§ Your instructions
Reproduce nothing except the lines between the line with "Convert this chart to matplotlib code." and the line with "plt.rcParams['font.family'] = ['Liberation", both ends included, and please leave out pictures.

(Source code of charts)
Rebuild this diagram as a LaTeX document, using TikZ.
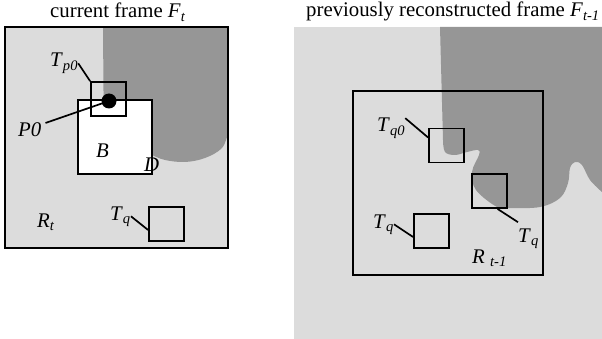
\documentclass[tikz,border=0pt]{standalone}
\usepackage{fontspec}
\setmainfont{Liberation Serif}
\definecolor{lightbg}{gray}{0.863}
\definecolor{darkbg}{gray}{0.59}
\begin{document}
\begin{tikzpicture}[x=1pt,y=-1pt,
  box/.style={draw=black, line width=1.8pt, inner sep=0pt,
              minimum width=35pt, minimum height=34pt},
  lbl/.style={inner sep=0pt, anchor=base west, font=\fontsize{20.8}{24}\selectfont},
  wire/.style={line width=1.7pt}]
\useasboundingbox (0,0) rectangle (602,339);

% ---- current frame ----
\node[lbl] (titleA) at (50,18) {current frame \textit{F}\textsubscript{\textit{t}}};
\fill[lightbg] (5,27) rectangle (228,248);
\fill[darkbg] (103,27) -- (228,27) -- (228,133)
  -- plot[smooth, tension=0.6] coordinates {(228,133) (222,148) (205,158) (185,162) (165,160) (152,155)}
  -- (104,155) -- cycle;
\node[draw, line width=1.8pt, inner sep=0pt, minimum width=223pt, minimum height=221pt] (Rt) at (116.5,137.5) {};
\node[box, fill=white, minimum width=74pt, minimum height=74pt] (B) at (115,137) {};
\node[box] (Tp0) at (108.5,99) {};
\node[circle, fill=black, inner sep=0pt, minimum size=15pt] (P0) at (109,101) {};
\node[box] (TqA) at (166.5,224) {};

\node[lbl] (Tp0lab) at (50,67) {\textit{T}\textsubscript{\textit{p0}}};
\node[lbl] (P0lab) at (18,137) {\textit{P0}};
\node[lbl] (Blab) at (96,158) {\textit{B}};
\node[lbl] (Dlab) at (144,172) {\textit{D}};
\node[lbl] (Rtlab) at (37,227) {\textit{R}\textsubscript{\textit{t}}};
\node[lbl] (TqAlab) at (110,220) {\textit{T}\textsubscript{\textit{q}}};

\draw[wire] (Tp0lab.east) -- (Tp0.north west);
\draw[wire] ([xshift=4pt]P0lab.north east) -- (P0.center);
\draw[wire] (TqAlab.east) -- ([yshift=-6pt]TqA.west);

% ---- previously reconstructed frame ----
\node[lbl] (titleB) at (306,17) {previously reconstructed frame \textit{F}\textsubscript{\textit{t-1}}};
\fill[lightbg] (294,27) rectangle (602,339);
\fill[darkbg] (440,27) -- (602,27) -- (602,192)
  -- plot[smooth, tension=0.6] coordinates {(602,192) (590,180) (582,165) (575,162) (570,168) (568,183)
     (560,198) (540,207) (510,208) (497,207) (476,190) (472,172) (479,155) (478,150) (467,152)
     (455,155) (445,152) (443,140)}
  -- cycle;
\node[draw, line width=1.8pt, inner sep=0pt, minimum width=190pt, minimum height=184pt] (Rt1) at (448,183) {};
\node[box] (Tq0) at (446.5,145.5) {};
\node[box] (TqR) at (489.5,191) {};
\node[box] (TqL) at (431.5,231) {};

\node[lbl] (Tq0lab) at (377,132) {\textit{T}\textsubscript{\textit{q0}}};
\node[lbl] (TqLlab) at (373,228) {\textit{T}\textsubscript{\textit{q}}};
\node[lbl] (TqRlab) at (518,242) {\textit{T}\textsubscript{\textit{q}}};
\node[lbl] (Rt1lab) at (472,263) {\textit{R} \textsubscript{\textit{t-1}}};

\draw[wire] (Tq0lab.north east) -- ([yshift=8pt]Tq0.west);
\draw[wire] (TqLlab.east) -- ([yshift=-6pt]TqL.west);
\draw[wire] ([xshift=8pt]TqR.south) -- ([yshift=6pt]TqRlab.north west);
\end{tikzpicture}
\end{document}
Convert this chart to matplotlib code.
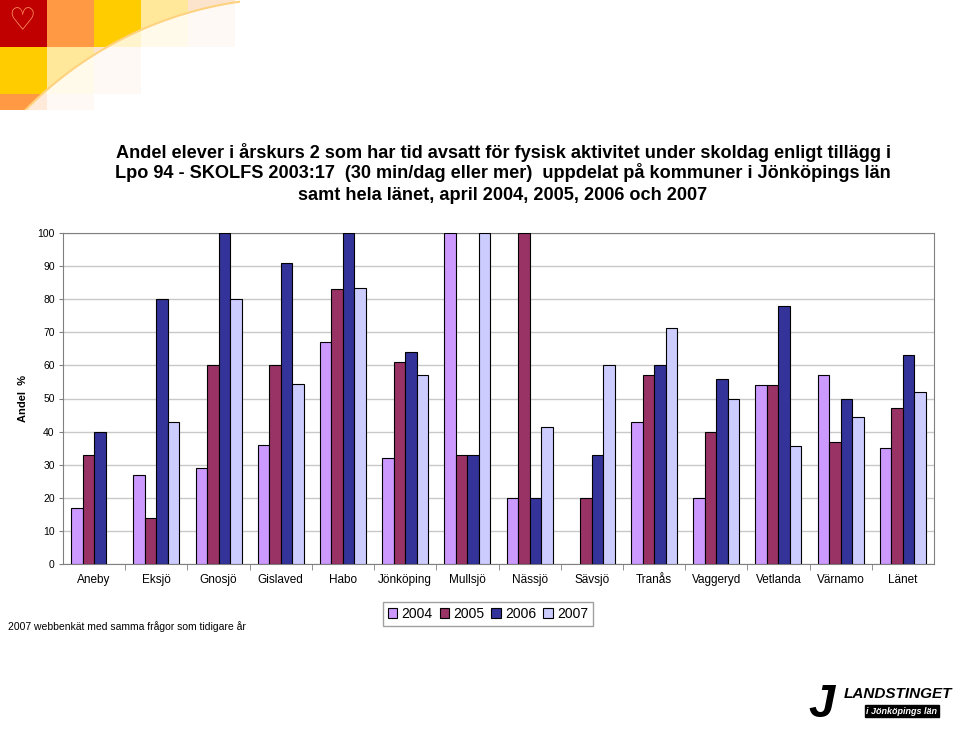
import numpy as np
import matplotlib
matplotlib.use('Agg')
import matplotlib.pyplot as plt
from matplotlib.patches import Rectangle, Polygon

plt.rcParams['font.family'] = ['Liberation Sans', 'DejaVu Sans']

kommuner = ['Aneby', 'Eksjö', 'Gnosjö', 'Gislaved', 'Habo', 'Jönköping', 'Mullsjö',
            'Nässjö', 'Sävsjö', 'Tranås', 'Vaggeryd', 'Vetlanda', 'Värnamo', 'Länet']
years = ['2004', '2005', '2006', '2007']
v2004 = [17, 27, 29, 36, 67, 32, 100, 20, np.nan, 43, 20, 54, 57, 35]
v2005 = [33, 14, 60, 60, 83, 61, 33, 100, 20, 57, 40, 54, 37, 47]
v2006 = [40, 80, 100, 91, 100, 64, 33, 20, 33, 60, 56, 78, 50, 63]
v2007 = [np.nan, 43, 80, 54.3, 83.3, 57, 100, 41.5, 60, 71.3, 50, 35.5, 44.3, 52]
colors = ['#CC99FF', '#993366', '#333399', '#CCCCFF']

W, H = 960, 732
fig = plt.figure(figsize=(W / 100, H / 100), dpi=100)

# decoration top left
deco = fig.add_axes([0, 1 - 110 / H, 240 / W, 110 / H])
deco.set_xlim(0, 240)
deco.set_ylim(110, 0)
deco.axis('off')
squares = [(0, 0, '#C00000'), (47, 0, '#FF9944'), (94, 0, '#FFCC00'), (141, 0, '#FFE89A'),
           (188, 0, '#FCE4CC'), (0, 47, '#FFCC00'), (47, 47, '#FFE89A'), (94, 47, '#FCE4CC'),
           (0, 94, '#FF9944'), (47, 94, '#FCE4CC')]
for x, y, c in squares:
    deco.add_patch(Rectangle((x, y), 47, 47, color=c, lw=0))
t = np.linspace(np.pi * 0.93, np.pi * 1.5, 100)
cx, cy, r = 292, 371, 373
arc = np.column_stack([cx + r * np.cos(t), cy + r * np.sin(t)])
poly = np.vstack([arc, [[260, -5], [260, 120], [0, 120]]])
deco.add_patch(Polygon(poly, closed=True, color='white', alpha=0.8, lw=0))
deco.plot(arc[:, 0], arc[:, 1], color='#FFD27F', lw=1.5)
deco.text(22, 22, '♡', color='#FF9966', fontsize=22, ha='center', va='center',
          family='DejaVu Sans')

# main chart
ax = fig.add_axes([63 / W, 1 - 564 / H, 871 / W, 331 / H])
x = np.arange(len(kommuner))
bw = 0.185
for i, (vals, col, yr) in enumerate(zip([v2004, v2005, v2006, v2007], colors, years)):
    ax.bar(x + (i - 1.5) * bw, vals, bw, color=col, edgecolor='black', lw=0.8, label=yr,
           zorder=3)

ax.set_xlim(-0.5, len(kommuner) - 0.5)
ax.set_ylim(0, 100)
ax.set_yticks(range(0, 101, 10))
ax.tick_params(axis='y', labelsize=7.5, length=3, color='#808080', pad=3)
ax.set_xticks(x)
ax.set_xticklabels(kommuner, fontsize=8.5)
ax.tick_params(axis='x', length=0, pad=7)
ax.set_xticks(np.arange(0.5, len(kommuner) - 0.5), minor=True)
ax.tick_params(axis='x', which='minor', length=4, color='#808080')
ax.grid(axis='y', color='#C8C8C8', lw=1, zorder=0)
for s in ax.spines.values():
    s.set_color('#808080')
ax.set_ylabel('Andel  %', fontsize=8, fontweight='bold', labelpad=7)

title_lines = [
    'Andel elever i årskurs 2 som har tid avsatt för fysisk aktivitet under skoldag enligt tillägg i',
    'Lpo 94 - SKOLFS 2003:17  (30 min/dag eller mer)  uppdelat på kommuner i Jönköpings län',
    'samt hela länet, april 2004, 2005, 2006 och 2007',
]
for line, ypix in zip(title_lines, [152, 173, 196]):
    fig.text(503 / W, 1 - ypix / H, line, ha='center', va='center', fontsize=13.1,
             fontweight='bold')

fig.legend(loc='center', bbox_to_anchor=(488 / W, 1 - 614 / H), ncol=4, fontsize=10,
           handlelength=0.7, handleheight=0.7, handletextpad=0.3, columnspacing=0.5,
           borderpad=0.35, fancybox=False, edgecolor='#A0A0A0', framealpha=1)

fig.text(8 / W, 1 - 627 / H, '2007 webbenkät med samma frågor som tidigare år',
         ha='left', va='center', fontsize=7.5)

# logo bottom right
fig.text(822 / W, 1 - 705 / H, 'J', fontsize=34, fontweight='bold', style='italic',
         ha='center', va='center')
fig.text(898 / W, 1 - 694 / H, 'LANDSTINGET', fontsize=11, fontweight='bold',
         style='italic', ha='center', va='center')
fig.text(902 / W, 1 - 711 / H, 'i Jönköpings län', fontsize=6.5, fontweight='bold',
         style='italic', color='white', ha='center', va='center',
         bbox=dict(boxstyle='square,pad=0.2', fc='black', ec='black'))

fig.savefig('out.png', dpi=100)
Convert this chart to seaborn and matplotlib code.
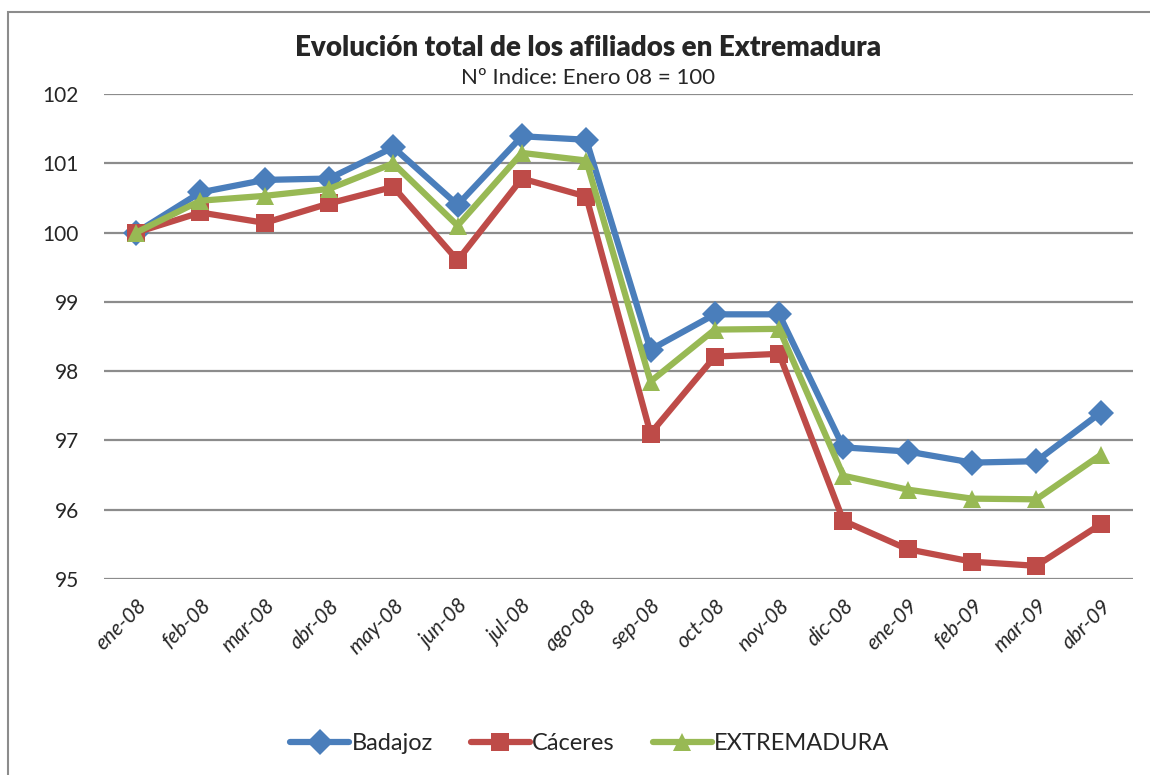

§ Answer to this task
Convert this chart to matplotlib code.
import numpy as np
import matplotlib
matplotlib.use('Agg')
import matplotlib.pyplot as plt
from matplotlib.patches import Rectangle, Polygon

plt.rcParams['font.family'] = ['Liberation Sans', 'DejaVu Sans']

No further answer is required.